In order to properly care for fish and other aquatic organisms contained within a reef aquarium, proper and stable water chemistry is required. Typical daily chores of maintaining a reef aquarium include topping off the tank with fresh water and supplementing calcium and alkalinity. The Easy-Ionizer automatically combines the multiple chores of freshwater top off and calcium and alkalinity supplementation, consolidating two otherwise expensive products into one package.
The E-Team included ten undergraduate students. Two faculty advisors with expertise in business economics and geo-environmental engineering supported the students along with several industry experts
Update: The EcoTech team has gone on to form a successful aquarium products company. Visit their website here.
EcoTech's products are now sold in 450 stores and 35 distributors across the US. The company has developed two more propeller pumps and an LED light for reef aquariums. EcoTech generated $15M in revenue in 2011, has 42 full time staff and a 4,000 square foot work space.
The FreeFeet E-Team designed a strap-in binding for a snowboard boot equipped with an adapter that allows snowboarders to combine the softer feel of strap-in boots with the more convenient step-in system. Freefeet combines the two methods by means of an attachment that allows the snowboarder to quickly "step-in" to the board while using nearly any boot she wants.
The E-Team consisted of three sophomores and one junior, each majoring in integrated business and engineering, and one senior majoring in finance and biology.
This E-Team developed the Soda Sentry, a system that indicates when syrup has run out at soda fountains. Using infrared technology, a red light indicates to the customer when a fountainhead is out of syrup; additionally, lights go off in the employee area of the restaurant to let servers know the box needs to be changed. The product intends to optimize customer service and restaurant efficiency.
The E-Team consisted of a junior in integrated business and engineering as well as graduate students in electrical, industrial, and mechanical engineering, and computer science. Advisors to the team were a professor of management, a marketing expert, a manufacturing and operations expert, and an engineering design expert.

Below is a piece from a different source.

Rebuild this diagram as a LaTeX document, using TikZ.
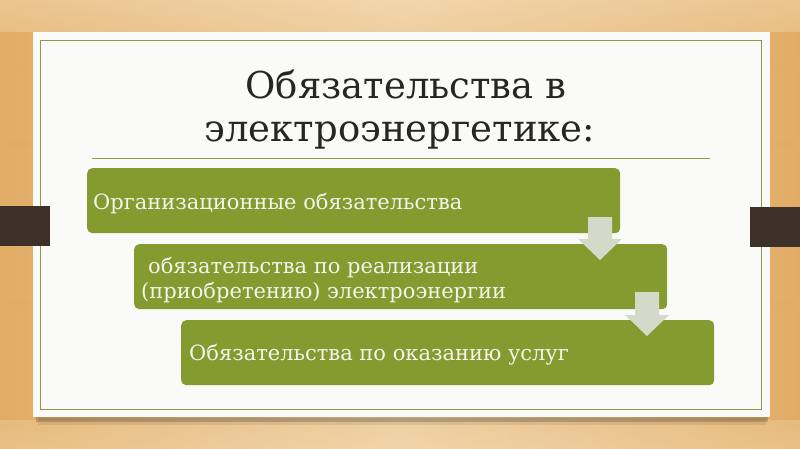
\documentclass[tikz,border=0pt]{standalone}
\usepackage{fontspec}
\setmainfont{DejaVu Serif}
\definecolor{woodA}{HTML}{E2AC66}
\definecolor{woodB}{HTML}{EFD0A2}
\definecolor{woodC}{HTML}{F3DDB8}
\definecolor{barC}{HTML}{3C3029}
\definecolor{cardC}{HTML}{FAFAF8}
\definecolor{lineG}{HTML}{8C9C3E}
\definecolor{boxG}{HTML}{859A2F}
\definecolor{arrC}{HTML}{D4D9C8}
\definecolor{titleC}{HTML}{262626}
\definecolor{txtC}{HTML}{F4F4EC}
\tikzset{
  box/.style={fill=boxG, rounded corners=5pt, draw=none, inner sep=0pt, anchor=north west},
  boxtext/.style={text=txtC, font=\fontsize{21}{25}\selectfont, inner sep=0pt, anchor=base west},
  titletext/.style={text=titleC, font=\fontsize{37}{44}\selectfont, inner sep=0pt, anchor=base},
  downarrow/.style={fill=arrC, draw=none}
}
\begin{document}
\begin{tikzpicture}[x=1pt,y=-1pt]
\useasboundingbox (0,0) rectangle (800,449);
% wood background
\shade[left color=woodA, right color=woodA, middle color=woodB] (0,0) rectangle (800,449);
\shade[top color=woodC, bottom color=woodB, opacity=0.5] (0,0) rectangle (800,32);
\shade[top color=woodB, bottom color=woodC, opacity=0.4] (0,420) rectangle (800,449);
\fill[woodA, opacity=0.12] (0,62) rectangle (800,70);
\fill[woodA, opacity=0.10] (0,140) rectangle (800,148);
\fill[woodA, opacity=0.10] (0,300) rectangle (800,310);
% card shadow
\fill[black, opacity=0.18] (36,416) rectangle (768,422);
\fill[black, opacity=0.08] (38,418) rectangle (766,425);
% card
\node[fill=cardC, draw=none, minimum width=737pt, minimum height=385pt, inner sep=0pt, anchor=north west] (card) at (33,32) {};
\draw[lineG, line width=0.8pt] (40,40) rectangle (761,409);
% bars
\fill[barC] (0,206) rectangle (50,246);
\fill[barC] (750,207) rectangle (800,247);
% title
\node[titletext] (t1) at (406,99) {Обязательства в};
\node[titletext] (t2) at (400,142) {электроэнергетике:};
\draw[lineG, line width=0.8pt] (92,158) -- (710,158);
% boxes
\node[box, minimum width=533pt, minimum height=65pt] (b1) at (87,168) {};
\node[box, minimum width=533pt, minimum height=65pt] (b2) at (134,244) {};
\node[box, minimum width=533pt, minimum height=65pt] (b3) at (181,320) {};
\node[boxtext] (bt1) at (93,209) {Организационные обязательства};
\node[boxtext] (bt2a) at (148,273) {обязательства по реализации};
\node[boxtext] (bt2b) at (141,298) {(приобретению) электроэнергии};
\node[boxtext] (bt3) at (189,360) {Обязательства по оказанию услуг};
% arrows
\fill[downarrow] (588,217) -- (612,217) -- (612,239) -- (622,239) -- (600,260) -- (578,239) -- (588,239) -- cycle;
\fill[downarrow] (635,292) -- (659,292) -- (659,315) -- (669,315) -- (647,336) -- (625,315) -- (635,315) -- cycle;
\end{tikzpicture}
\end{document}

This E-Team, already incorporated as Orion Security LSP LLC, is in the process of completing prototype development of their low-cost GPS location device. The company, formed in Lehigh's Integrated Product Development program, currently runs a location-based service called Findum, which provides a person's location through a cellular telephone. The user, say a parent, logs onto Findum's online application, enters their username and password, and instantly acquires the exact location of the cell phone--say a child carrying it in her pocket.
While location-based services like this represent a growing industry with several competitors on the market, the high price of location devices (from $250-$800) have prevented explosive growth. However, the team has developed a manufacturing process that allows them to sell the devices for $50-$100. The team is now perfecting that manufacturing process and designing prototypes for their three target markets: collars for pets, shoe inserts for children, and vehicle devices for business-to-business fleet management.